Global Bond Markets Under Pressure: Economic Implications

Global Bond Market Pressure: Economic Impact of Prolonged Conflict
In recent weeks, global financial markets have been under increasing pressure, with one of the most striking indicators being the significant decline in bond markets. Investors' focus has gradually shifted from short-term inflation fears to a far more complex and difficult-to-manage issue: the risk of stagflation. This is a situation where economic growth slows while prices continue to rise – a combination that can be particularly dangerous for both the global economy and investment decisions.
What is Happening in Bond Markets?
Global government bonds are heading for significant monthly losses, marking the biggest decline seen in more than a year. Yields are rising, which automatically means that bond prices are falling. This relationship is fundamental to the functioning of the bond market, yet for many investors, it is now becoming truly tangible.
Short-term bonds are performing somewhat better than long-term ones. The reason for this is that the market is increasingly focusing on the short-term effects of economic slowdown. For longer-term papers, however, uncertainty is much greater, as no one can accurately gauge how long the current geopolitical tension will last and what its impact will be on economic growth.

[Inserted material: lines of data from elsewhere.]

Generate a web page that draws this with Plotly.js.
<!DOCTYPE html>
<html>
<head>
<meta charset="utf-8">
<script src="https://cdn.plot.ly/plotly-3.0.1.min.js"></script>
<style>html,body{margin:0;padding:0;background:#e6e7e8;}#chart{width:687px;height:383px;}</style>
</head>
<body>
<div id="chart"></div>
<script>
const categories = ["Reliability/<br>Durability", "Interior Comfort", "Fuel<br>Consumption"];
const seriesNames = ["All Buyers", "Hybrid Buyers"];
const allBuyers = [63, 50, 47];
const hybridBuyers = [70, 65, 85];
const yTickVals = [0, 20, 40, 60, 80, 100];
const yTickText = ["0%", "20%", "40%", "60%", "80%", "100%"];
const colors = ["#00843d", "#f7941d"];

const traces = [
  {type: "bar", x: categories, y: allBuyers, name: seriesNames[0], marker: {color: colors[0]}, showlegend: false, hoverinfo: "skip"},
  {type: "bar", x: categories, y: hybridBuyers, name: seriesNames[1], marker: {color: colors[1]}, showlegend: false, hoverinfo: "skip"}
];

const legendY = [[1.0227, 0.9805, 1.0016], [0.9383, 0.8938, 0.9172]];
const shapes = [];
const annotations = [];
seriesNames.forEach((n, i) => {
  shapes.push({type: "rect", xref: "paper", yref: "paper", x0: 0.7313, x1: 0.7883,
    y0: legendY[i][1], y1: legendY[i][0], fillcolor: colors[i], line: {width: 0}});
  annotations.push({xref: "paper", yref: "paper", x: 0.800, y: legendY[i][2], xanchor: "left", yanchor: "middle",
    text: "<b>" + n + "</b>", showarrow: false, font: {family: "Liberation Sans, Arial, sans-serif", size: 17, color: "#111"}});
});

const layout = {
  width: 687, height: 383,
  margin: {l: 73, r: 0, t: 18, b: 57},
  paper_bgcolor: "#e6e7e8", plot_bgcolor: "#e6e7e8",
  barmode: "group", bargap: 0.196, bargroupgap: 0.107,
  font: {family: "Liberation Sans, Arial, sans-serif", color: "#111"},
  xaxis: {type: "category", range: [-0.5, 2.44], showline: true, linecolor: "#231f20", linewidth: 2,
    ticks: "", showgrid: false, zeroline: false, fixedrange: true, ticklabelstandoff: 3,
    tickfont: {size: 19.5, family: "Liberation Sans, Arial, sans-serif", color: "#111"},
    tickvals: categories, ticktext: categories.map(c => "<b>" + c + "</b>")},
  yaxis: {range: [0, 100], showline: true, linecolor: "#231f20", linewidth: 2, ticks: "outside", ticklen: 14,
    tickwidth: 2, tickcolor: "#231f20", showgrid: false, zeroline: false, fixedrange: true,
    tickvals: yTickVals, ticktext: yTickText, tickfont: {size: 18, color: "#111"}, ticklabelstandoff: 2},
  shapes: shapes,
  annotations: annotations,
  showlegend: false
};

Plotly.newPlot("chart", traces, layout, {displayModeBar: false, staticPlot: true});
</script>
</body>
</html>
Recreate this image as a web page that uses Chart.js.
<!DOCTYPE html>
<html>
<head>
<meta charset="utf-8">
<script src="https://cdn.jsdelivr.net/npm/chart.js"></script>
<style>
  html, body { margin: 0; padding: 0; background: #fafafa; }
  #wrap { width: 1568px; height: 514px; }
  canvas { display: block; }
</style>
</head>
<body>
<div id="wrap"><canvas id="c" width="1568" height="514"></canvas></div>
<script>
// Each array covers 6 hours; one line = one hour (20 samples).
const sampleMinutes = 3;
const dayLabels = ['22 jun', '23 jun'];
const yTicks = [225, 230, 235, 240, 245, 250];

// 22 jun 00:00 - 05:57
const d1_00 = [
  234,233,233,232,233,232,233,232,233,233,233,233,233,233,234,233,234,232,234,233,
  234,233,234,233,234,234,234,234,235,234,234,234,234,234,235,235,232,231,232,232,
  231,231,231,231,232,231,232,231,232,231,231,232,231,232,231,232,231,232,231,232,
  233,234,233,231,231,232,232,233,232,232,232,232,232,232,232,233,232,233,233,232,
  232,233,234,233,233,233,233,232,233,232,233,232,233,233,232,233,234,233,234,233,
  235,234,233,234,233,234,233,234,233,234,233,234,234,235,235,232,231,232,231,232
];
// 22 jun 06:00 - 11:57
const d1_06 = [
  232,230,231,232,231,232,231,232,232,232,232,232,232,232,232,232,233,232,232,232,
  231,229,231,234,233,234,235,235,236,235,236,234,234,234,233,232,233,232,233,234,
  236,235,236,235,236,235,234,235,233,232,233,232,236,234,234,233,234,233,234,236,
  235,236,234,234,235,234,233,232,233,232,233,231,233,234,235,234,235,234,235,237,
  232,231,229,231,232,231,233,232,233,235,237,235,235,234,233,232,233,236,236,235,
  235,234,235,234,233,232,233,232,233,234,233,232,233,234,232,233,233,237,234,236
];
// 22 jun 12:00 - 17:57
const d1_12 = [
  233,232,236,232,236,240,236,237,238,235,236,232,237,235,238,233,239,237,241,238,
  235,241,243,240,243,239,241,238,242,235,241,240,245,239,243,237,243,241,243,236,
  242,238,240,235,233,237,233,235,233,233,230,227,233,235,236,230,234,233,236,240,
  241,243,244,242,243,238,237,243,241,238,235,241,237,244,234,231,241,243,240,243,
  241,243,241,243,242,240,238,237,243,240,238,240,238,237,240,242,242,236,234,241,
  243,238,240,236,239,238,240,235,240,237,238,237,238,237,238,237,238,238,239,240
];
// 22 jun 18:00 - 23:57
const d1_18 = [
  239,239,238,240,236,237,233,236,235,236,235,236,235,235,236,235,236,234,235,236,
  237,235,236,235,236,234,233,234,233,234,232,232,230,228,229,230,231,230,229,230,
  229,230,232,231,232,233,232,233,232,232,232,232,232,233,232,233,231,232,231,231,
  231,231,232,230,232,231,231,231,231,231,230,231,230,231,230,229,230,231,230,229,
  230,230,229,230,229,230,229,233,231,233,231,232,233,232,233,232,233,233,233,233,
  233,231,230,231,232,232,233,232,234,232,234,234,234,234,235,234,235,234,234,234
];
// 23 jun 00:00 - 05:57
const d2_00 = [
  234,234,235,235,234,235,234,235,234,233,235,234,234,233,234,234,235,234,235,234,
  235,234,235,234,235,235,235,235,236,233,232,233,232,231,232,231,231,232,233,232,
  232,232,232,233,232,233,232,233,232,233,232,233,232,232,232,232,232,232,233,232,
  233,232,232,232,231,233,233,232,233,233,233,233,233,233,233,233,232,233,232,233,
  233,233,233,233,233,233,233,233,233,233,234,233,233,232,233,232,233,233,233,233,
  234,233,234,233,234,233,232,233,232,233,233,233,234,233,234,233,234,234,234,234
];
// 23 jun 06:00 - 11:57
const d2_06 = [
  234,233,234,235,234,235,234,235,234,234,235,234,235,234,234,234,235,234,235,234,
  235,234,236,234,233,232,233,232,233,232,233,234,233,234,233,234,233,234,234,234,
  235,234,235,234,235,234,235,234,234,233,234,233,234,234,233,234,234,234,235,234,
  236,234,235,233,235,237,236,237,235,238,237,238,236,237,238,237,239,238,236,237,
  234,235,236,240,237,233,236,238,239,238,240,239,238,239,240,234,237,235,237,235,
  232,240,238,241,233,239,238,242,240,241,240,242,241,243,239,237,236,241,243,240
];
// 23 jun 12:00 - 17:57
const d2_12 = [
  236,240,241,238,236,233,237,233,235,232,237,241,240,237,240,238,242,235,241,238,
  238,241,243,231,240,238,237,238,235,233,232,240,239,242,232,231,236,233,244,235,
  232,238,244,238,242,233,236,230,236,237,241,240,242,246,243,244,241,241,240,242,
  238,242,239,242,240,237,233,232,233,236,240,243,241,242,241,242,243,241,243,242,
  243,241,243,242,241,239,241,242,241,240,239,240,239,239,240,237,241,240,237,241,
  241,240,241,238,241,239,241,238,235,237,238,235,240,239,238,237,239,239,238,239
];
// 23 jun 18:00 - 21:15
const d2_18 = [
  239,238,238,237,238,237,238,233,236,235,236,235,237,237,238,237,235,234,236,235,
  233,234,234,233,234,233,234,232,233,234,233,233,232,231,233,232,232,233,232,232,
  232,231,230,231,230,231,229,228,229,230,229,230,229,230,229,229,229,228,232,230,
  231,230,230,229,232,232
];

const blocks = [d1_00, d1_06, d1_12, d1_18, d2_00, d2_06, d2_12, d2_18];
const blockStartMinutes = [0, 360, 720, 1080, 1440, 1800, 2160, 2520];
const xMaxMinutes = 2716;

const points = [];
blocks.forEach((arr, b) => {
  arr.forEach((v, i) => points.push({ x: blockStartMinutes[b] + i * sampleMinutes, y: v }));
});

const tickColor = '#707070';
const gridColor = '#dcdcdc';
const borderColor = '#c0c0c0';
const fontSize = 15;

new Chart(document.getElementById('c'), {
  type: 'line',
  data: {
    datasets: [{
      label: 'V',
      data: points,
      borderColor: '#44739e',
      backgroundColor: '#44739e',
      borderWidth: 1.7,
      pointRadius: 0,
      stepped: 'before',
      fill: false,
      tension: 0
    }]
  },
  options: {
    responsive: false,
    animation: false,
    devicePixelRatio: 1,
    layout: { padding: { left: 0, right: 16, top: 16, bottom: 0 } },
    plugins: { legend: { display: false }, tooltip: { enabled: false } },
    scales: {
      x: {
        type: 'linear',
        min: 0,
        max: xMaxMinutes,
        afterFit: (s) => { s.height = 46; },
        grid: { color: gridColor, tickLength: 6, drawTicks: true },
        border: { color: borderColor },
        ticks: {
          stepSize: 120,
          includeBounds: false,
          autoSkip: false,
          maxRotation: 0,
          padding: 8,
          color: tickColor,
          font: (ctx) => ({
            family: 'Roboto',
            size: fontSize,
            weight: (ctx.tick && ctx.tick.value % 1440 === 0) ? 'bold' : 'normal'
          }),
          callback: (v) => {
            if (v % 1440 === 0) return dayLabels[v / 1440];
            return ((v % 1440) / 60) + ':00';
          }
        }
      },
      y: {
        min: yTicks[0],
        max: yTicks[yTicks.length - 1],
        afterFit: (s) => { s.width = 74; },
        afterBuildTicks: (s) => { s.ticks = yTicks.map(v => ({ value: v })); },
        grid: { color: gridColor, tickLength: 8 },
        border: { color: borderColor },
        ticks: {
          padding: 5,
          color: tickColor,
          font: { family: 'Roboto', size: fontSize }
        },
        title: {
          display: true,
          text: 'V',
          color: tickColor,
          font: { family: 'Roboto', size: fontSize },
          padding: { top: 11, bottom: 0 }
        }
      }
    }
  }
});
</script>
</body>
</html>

The Role of Oil: Everything Starts Here
One of the most important factors is the price of oil, which has remained above $100. This in itself represents significant inflationary pressure, as energy costs impact almost every industry. The costs of transportation, manufacturing, and supply chains are all increasing, which ultimately shows up in consumer prices.
Investors increasingly expect high energy prices to remain persistent. This means central banks cannot cut rates as quickly as previously hoped. In fact, further rate hikes may remain on the agenda in some regions.
Central Banks Balancing in Uncertainty
The world's leading central banks are in an extremely difficult position. On one hand, they must manage inflation; on the other hand, they cannot completely stifle economic growth. This so-called "tightrope walk" is more challenging now than it has been in recent years.
Current expectations suggest that interest rates could remain high for a longer period. This is a particularly important message for the markets because it means that the era of cheap money is not returning for the time being. The cost of borrowing remains high, which restrains both investment and consumption.
Stagflation: The Biggest Fear
The term "stagflation" is appearing more frequently in market analyses. This is no coincidence. Signs of slowing economic growth are already visible, while inflation remains stuck at high levels.
This combination is especially problematic because traditional economic policy tools have limited effectiveness. If central banks cut rates, inflation could strengthen. If they raise them, the economy slows further. This is the trap that all market participants now fear.
Differences between Short and Long Maturities
Interestingly, short-term bonds appear more stable in certain respects. Investors see in them the possibility of quicker adaptation, as they can reinvest their money under different conditions in a shorter timeframe.
Long-term bonds, however, are much more sensitive to changes in the interest rate environment. A persistently high-interest rate significantly reduces their value, explaining the stronger price drops in this segment.
China's Exception: Stability in Uncertainty
While most developed economies' bond markets are under pressure, China seems relatively stable. Several reasons account for this. The country has significant oil reserves, a strong renewable energy sector, and more restrained inflation.
This combination allows Chinese bonds to be less reactive to global energy price shocks. Some investors see this market as an alternative, although geopolitical risks cannot be overlooked here either.
Investor Sentiment: Waiting and Uncertainty
One of the most notable features of the current market environment is waiting. Many investors are watching events from the sidelines rather than actively building positions. The reason for this is that the outcome and duration of the conflict remain unpredictable.
This uncertainty is also evident in bond auctions, where weakening demand is a clear indication of market tension. When investors are unwilling to purchase in large quantities, it results in rising yields and further price declines.
What Does This Mean for Dubai and the Region?
The economies of the Middle East, particularly Dubai, are in a special position. Rising oil prices may lead to a short-term increase in revenues for the region, which can have a stabilizing effect. However, the tension in global financial markets and high interest rates are felt in the longer term.
Dubai's economy is strongly connected to international investments, tourism, and trade. If global growth slows, these sectors will also be affected. Nevertheless, the region's diversification efforts and infrastructure may provide some protection.
What's Next?
One of the key lessons of the current situation is that markets can quickly build a new narrative. A few months ago, declining inflation was the main topic; now stagflation has come to the fore.
The key question for the upcoming period will be how long the conflict will drag on and what effect it will have on energy prices. If oil prices remain persistently high, interest rates may also stay elevated, further complicating economic prospects.
For investors, this is a time when risk management and flexibility are more important than ever. Markets react not only to economic data but also to geopolitical events, causing rapid and often unpredictable movements.
The global bond market has now reached a turning point where not only inflation but also the future of growth has become questionable. This could signify the beginning of a new era in the investment world, where familiar rules no longer always apply as they did previously.